Certain things in life truly challenge you and how you come out at the end truly reflect what you're made of. I have a great quote on one of the many stickies floating throughout my house that reads:
"The world wants to know if you have cojones. If you are brave. Then you decide your price.
Some people don't have a price. What about those people?
Those people die.
I ain't afraid to die.
That's good. It will help you die. It will not help you live"
from Cormac McCarthy in "All the Pretty Horses." I've been playing it non-stop in my head for the past five days.
As a designer we create and move on to the next big project with that learned knowledge we have gained from each experience. We grow and develop an identity of sorts with our work. So what do you do when your identity is stolen away? You have to take a big step back and reflect upon yourself. Show them what you're made of!
My home was burglarized less than a week ago and while I've jumped right into "moving on" mode, I'm not sure the complete weight of the situation hit me fully until this afternoon when I started crying in the middle of work. Taking trivial items such as video games and jewelry sucks, but can be replaced. The memories hurt. The sweat and tears of putting together your college portfolio and every working file gone is a deep ache.

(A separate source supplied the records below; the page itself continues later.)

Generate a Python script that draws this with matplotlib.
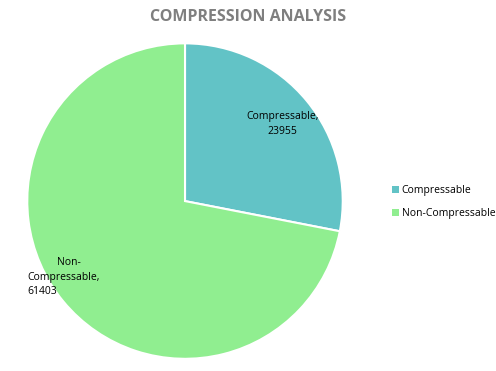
import matplotlib
matplotlib.use("Agg")
import matplotlib.pyplot as plt
from matplotlib.patches import Patch

categories = ["Compressable", "Non-Compressable"]
values = [23955, 61403]
colors = ["#62C3C6", "#90EE90"]

fig = plt.figure(figsize=(4.96, 3.71), dpi=100)
fig.patch.set_facecolor("white")

# pie axes: center ~ (185, 201) px, radius ~158 px
ax = fig.add_axes([0.373 - 0.318, 0.458 - 0.4255, 0.636, 0.851])
wedges, _ = ax.pie(values, colors=colors, startangle=90, counterclock=False,
                   wedgeprops=dict(edgecolor="white", linewidth=1.5))
ax.set_xlim(-1, 1)
ax.set_ylim(-1, 1)
ax.set_aspect("equal")

lbl = dict(fontsize=7.5, family="Open Sans")
ax.text(0.62, 0.49, f"{categories[0]},\n{values[0]}", ha="center", va="center",
        linespacing=1.45, **lbl)
# data label of the big slice wraps like the reference
ax.text(-0.81, -0.39, "Non-", ha="left", va="center", **lbl)
ax.text(-1.0, -0.485, "Compressable,", ha="left", va="center", **lbl)
ax.text(-1.0, -0.575, f"{values[1]}", ha="left", va="center", **lbl)

fig.text(0.5, 0.955, "COMPRESSION ANALYSIS", ha="center", va="center",
         fontsize=11.5, fontweight="bold", color="#7F7F7F", family="Open Sans")

handles = [Patch(facecolor=c, edgecolor="none") for c in colors]
fig.legend(handles, categories, loc="center left", bbox_to_anchor=(0.772, 0.455),
           frameon=False, handlelength=0.6, handleheight=0.6,
           handletextpad=0.3, labelspacing=1.2, prop={"family": "Open Sans", "size": 7.5})

fig.savefig("out.png", dpi=100)
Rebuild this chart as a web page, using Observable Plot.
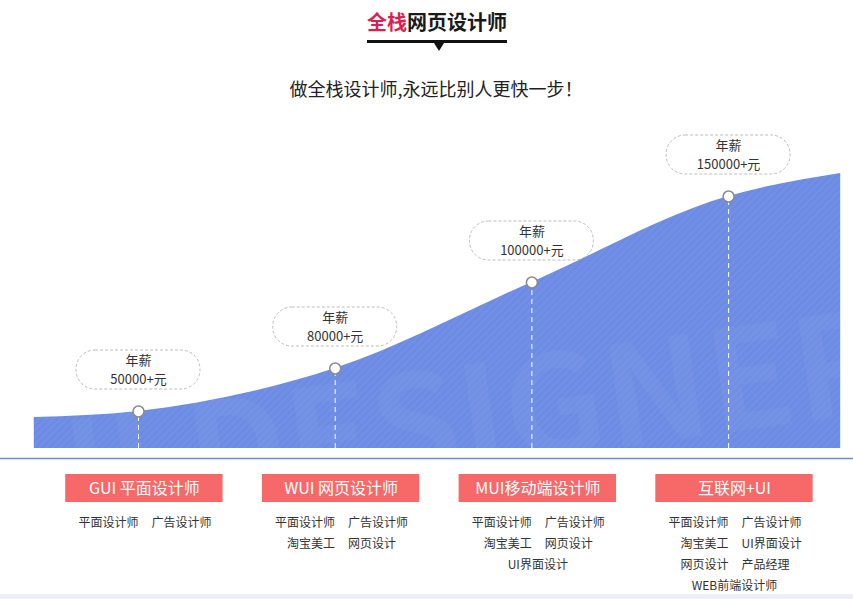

It can all be recreated and made even better, but it hurts.
I kept too much information on my computer. Information I should have shared, but was nervous of sharing, even with the ambiguity of the internet. Wonderful quotes, book passages and memorable advice I've received have disappeared. I think what has put such an ache in my heart is all this acquired knowledge has disappeared and I feel that I'm starting over in my quest for information. But it's not gone. I've read it and learned from it and it's in the memory banks. It's letting go of that visual validation of knowledge. It's still with me, just not in a physically sense.
I know some of your are thinking, "what about back ups?" I know, I know. I had an external hard drive with all working files, but that was stolen as well. Website hosting? I took my site down to save money. I've recovered some final pdf's from emails, but it's just a tough spot. Lots of alcohol has been consumed to ease the mourning process.
So, while my plan to move on into book design has been delayed it is not halted. We're taking a detour here people, and that's what life is. A serious of detours and a challenge that always asks, "Do you have cojones?"